Monday, 19 July 2010

Resilient sectors and sub-sectors

 Making Adaptive Resilience Real includes a section setting out what I think are 8 key characteristics needed for resilience – of organisations and of sub-sectors.  The table below lists them, and includes the descriptions of they might apply to resilience sectors or sub-sectors. The paper has similar descriptions of individual organisations, but I’m a) avoiding this post being too long and b) encouraging you to read the whole paper. I also have a feeling that this sector/sub-sector view is secondary to many people, but arguably more crucial to develop.

I also think there may be greater scope for innovation at an artform and sectoral level than within some individual organisations. How could those involved in touring theatre or visual arts, for instance, work differently to ensure all parts of the population can access their work, despite funding cuts? What work might be done on, say, a common culture, or leadership to do that?  Certainly leadership is a key element to building resilience – it isn’t about just letting the system sort itself out.

 

Culture of shared purpose and values rooted in organisational memory

A strong, consensual ‘story’ emerges of the nature and impact of the sector, albeit containing a diversity of detailed views. ‘Professional standards’ may emerge, managed either informally or formally. Unions or other industry groups speak authoritatively on behalf of the sector. Mentoring is common. Sector can acknowledge both strengths and weaknesses.

Predictable financial resources derived from a robust business model

Sector has a diversity of organisations and types of organisations providing services/activity to its different audiences, who are prepared to regularly provide revenue in exchange – be that public sector funding, private sector sponsorship or philanthropy or ticket/earned income. These organisations form a supply network, and also provide a networked environment in which talent and skills are developed and extended. Individual elements of the supply chain can predict with some confidence relations for the future, but are not wholly reliant on particular other parts of the system. Supply and demand are in healthy equilibrium, providing good revenue income and good returns .A range of specialist financial providers and financial mechanisms in addition to grant makers support sector capital investment needs.

Strong networks (internal/external)

Individual parts of the sector communicate well and collaborate regularly, with all parties feeling that time invested yields appropriate returns. This networking leads to greater efficiency, greater knowledge of situations and patterns, and to a stronger advocacy voice. The sector is a powerful advocate for its activities and creates new customers and supporters for its work. Networks also provide challenge, innovation and ultimately improvements in practice. The interdependencies are increasingly acknowledged and self-managed, with competition and collaboration co-existing.

Intellectual, human and physical assets

Sector has the assets required to do its work – eg building and digital infrastructures, and there is good sectoral knowledge of what is held, which is shared openly. Assets are used for sectoral benefit as well as individual or organisational gain, and this networking of assets is enabled by appropriate financial planning. Income from artistic assets, in the form of repertoire or collection-based intellectual property is maximised, and made possible by appropriate legal and commercial skills and planning.

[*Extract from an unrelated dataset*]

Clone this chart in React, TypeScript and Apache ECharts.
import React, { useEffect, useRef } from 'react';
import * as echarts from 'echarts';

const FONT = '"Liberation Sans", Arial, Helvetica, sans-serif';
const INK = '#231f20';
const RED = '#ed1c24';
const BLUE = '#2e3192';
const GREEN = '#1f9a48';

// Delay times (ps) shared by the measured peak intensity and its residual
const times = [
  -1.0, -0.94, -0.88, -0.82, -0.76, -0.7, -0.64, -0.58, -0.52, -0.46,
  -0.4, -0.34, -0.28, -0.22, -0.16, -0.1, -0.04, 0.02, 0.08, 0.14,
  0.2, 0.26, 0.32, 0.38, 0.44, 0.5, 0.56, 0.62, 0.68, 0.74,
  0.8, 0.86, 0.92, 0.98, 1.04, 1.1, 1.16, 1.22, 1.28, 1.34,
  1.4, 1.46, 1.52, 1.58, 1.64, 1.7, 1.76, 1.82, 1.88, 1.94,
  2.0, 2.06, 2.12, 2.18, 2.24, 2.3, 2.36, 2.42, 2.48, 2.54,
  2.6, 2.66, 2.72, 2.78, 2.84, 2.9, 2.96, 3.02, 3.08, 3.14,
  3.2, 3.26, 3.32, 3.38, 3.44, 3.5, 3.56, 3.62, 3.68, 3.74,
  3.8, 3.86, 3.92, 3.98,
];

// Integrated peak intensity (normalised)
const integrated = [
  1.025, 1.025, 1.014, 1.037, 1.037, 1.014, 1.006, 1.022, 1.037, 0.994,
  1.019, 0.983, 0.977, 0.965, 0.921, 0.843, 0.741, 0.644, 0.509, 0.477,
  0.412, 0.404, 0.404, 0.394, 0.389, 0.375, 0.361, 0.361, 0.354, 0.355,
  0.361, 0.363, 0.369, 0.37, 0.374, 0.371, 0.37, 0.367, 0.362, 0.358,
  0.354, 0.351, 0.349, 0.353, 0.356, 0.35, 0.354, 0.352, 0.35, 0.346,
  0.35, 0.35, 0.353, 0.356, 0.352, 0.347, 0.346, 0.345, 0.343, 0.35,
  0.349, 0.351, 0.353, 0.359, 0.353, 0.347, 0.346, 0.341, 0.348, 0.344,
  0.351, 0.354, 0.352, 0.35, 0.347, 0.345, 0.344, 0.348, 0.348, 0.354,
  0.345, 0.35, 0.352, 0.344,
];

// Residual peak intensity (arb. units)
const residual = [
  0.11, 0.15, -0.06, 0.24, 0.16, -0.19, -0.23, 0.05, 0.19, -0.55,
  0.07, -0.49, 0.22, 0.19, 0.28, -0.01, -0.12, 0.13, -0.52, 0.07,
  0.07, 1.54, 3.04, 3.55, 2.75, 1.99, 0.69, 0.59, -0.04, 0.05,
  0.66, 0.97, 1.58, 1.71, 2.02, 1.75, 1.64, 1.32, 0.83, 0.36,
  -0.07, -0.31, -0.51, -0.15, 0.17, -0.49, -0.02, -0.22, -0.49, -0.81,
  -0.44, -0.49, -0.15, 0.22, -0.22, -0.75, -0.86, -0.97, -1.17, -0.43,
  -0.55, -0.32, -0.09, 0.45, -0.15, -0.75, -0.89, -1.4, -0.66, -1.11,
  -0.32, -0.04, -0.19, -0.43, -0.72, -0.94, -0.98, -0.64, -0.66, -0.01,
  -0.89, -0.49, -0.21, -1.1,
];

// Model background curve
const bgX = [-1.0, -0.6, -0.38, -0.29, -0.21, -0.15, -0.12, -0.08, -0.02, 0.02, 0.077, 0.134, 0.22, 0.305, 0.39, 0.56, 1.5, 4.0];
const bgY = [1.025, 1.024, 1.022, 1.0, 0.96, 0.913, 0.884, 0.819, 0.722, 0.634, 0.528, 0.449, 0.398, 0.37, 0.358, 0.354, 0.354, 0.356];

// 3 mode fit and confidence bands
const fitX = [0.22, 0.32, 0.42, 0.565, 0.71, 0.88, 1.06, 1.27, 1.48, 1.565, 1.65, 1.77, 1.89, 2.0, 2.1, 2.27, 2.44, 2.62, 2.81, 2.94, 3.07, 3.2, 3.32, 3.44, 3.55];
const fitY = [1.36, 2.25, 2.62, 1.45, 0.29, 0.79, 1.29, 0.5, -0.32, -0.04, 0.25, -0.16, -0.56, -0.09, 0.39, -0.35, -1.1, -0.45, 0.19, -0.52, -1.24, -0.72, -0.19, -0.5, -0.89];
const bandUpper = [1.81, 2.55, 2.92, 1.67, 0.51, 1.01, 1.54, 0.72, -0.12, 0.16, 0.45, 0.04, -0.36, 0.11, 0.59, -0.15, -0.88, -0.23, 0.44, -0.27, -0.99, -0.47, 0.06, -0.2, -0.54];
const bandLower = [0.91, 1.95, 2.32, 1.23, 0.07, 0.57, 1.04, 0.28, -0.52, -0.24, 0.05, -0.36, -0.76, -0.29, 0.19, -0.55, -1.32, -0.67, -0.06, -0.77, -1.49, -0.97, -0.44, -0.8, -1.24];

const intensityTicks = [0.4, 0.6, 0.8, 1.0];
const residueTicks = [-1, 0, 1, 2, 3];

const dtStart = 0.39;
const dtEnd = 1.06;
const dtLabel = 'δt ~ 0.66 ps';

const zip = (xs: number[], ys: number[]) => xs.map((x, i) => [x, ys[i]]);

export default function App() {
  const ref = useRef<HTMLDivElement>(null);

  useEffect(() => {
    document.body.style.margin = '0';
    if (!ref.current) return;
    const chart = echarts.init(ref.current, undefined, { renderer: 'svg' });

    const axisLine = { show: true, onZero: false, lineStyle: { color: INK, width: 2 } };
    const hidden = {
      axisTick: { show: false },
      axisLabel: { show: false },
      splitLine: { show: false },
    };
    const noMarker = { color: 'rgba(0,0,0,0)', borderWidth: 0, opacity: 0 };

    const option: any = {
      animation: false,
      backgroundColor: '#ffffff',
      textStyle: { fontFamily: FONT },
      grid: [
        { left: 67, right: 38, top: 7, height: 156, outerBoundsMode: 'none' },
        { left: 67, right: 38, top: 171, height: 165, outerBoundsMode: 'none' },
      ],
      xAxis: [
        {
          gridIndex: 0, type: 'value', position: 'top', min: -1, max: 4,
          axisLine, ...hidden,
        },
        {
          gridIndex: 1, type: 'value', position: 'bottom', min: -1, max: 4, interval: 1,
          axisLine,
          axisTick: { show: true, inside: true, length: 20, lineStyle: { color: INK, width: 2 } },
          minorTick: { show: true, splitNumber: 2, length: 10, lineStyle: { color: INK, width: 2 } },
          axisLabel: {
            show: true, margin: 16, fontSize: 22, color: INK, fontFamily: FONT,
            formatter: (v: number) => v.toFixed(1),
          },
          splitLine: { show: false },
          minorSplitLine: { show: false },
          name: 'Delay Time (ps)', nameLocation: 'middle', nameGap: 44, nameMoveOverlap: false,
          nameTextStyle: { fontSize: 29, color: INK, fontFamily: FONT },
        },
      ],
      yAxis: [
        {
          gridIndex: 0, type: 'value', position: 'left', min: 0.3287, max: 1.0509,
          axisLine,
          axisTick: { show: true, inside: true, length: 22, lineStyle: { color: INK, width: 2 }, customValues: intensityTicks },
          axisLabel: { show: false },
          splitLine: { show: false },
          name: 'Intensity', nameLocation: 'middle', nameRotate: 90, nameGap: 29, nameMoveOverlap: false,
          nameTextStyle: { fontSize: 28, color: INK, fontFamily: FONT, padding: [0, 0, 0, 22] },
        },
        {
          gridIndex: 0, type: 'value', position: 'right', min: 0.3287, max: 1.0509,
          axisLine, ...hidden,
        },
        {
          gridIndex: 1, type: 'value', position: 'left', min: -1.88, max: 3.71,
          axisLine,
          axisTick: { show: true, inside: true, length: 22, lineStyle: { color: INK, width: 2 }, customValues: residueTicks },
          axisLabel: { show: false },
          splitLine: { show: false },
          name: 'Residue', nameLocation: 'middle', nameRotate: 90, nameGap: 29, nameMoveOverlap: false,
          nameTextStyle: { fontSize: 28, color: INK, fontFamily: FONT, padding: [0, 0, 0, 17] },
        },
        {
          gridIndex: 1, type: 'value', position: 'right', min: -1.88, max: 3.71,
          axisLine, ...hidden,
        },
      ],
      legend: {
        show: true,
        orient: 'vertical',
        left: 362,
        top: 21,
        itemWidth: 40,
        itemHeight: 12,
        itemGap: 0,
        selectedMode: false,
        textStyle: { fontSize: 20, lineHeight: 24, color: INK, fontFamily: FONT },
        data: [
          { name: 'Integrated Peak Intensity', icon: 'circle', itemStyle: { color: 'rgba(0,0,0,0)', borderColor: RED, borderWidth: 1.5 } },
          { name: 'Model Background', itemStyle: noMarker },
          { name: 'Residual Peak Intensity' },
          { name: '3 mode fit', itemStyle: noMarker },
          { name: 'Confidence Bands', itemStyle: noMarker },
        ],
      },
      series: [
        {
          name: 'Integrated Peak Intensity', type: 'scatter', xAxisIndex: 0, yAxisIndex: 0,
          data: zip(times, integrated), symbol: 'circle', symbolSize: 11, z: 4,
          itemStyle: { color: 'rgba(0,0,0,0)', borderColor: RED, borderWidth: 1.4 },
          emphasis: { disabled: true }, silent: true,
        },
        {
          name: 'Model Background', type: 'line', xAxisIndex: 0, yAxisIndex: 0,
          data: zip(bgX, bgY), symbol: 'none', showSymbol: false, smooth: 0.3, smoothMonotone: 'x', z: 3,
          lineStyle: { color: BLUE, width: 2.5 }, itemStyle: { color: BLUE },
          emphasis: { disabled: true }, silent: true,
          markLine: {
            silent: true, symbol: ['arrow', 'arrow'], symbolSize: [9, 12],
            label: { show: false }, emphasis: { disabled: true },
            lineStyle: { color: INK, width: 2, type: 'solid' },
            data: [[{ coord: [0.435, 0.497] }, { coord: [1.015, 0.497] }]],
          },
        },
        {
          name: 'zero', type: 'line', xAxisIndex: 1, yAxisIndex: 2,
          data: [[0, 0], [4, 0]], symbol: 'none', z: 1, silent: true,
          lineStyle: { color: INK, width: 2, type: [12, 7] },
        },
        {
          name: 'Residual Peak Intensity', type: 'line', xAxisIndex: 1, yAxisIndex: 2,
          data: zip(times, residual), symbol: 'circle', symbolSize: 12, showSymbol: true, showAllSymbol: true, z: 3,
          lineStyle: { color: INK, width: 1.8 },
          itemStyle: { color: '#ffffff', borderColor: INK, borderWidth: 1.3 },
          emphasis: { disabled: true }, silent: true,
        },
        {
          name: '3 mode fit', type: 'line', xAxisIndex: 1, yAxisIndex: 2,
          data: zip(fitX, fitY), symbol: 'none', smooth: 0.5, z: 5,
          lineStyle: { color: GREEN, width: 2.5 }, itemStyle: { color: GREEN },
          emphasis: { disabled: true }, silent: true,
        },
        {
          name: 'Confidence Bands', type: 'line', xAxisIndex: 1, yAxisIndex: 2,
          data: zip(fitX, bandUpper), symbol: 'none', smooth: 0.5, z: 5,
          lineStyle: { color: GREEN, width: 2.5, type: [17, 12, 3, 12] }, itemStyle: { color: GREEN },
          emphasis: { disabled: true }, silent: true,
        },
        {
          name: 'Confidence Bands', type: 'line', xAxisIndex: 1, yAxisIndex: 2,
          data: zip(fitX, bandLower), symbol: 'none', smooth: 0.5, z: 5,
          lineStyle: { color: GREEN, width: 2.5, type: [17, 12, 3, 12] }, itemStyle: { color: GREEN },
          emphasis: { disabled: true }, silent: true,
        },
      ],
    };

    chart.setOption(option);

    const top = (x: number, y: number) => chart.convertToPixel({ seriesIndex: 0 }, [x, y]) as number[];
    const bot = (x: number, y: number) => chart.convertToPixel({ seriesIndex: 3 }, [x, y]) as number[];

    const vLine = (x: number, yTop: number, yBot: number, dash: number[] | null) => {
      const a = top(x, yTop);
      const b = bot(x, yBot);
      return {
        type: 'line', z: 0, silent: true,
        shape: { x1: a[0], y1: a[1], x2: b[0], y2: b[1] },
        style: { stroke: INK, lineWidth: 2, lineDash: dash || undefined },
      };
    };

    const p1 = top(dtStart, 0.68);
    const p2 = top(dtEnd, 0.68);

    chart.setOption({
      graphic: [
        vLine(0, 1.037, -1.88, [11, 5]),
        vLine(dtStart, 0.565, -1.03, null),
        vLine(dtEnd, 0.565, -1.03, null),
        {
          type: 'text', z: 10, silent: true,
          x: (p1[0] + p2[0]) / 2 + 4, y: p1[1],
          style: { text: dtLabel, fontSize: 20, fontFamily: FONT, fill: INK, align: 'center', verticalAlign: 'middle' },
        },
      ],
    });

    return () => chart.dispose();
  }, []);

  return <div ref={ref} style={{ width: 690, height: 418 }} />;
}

Leadership, management and governance

Sectoral leaders emerge who are backed by a majority of elements of the system/network and taken seriously by funders, politicians and public. Improving governance is seen as a shared responsibility. Industry bodies act in a way that develops sectoral resilience rather than individual interests, and are future focused as well as practical in the immediate term. Sector advocates for evolution rather than simple maintenance.

Adaptive capacity: innovation and experimentation embedded in reflective practice

Sector adapts to changing environment over time and influences that environment. Dominant ways of working and forms of art and organisation change as innovation is adopted into the mainstream, thereby adapting it. Innovative models are supported to establish themselves. A culture of constructive peer review and critique brings diverse perspectives into constant reflection on practice. Not all individual elements of the sector are maintained in perpetuity, but this is seen as healthy. Risks are taken in an informed and responsible way.

Situation awareness of environment and performance

The sector openly shares information on performance and environment, to enable benchmarking and self-assessment. Discussion of environment is an everyday activity, not merely a defensive act. Debate refines understanding of both formal and informal information. Industry bodies take situation awareness into account in advocacy and spreading best practice. The sector is self-aware, including of how others perceive it and the reality of business situations.

Management of key vulnerabilities: planning and preparation for disruption

Shared discussion of key vulnerabilities is common, open and constructive. Collaborative planning is routine, particularly in particular localities (eg cities or counties) or artforms, leading to decision making informed by sectoral insight as well as by funders. Decisions prioritise sectoral health rather than the maintenance of all individual elements. There is spare capacity in the sector to cope with unexpected disruptions such as company collapse, disasters (eg floods or bombs) or unexpected peaks of demand (eg 2012).